Howard with his father Walter owned two petrol stations where in later years John Howard worked as a boy. The first was located on the corner of Ewart Street and Wardell Road in Dulwich Hill. In 1938 they purchased a second, which they named Prince Edward Service Station, across the Cooks River on the corner of Permanent Avenue and Wardell Road in Earlwood.

By the outbreak of World War II, Howard was strongly against appeasement, and an admirer of Winston Churchill. The turmoil of the 1949 Australian coal strike and subsequent petrol rationing caused difficulties for the two Howard family petrol businesses, a dispute which ended when the army was sent in to defeat the unions. Both Lyall and Mona Howard became enthusiastic supporters of the newly created Liberal Party of Australia, and celebrated the election night of 1949 which brought Prime Minister Robert Menzies to power, defeating the Labor government of Ben Chifley. When the election results were declared, Lyall built a bonfire in the backyard to burn his petrol rationing card. He later became a paid-up member of the Liberal Party.

According to a Sydney Morning Herald report published on 7 January 1989, there were some suspicions in the Howard family that Howard was a member of the New Guard, a fascist paramilitary organisation active in the 1930s which stood for "unswerving loyalty to the Throne; all for the British Empire; sane and honourable government throughout Australia; suppression of any disloyal and immoral elements in government, industrial and social circles; abolition of machine politics, and maintenance of the full liberty of the individual." Howard's son Walter Howard disputes the claim. However, when interviewed by author Peter van Onselen about his father's involvement in the New Guard, another son, Bob, an academic and a member of the Australian Labor Party recalls Howard defending New Guard activities, and said his father probably was a member of the New Guard.
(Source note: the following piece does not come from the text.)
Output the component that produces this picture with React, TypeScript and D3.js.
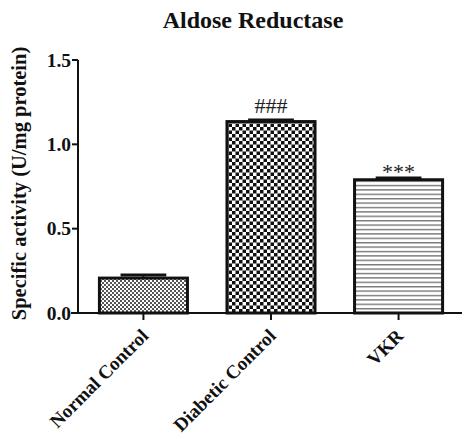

Howard never recovered from the gassing on the battlefields of World War I. He died of chronic bronchitis in 1955, at the age of 59. John Howard, who was age 16 at the time, remembers: "You never think at that age that your father was going to die. I'd always hoped that my father would be proud of me ... My mother lived to see me become treasurer and go into politics, came to my first Budget, had dinner at The Lodge. My dad, my dad didn't, unfortunately."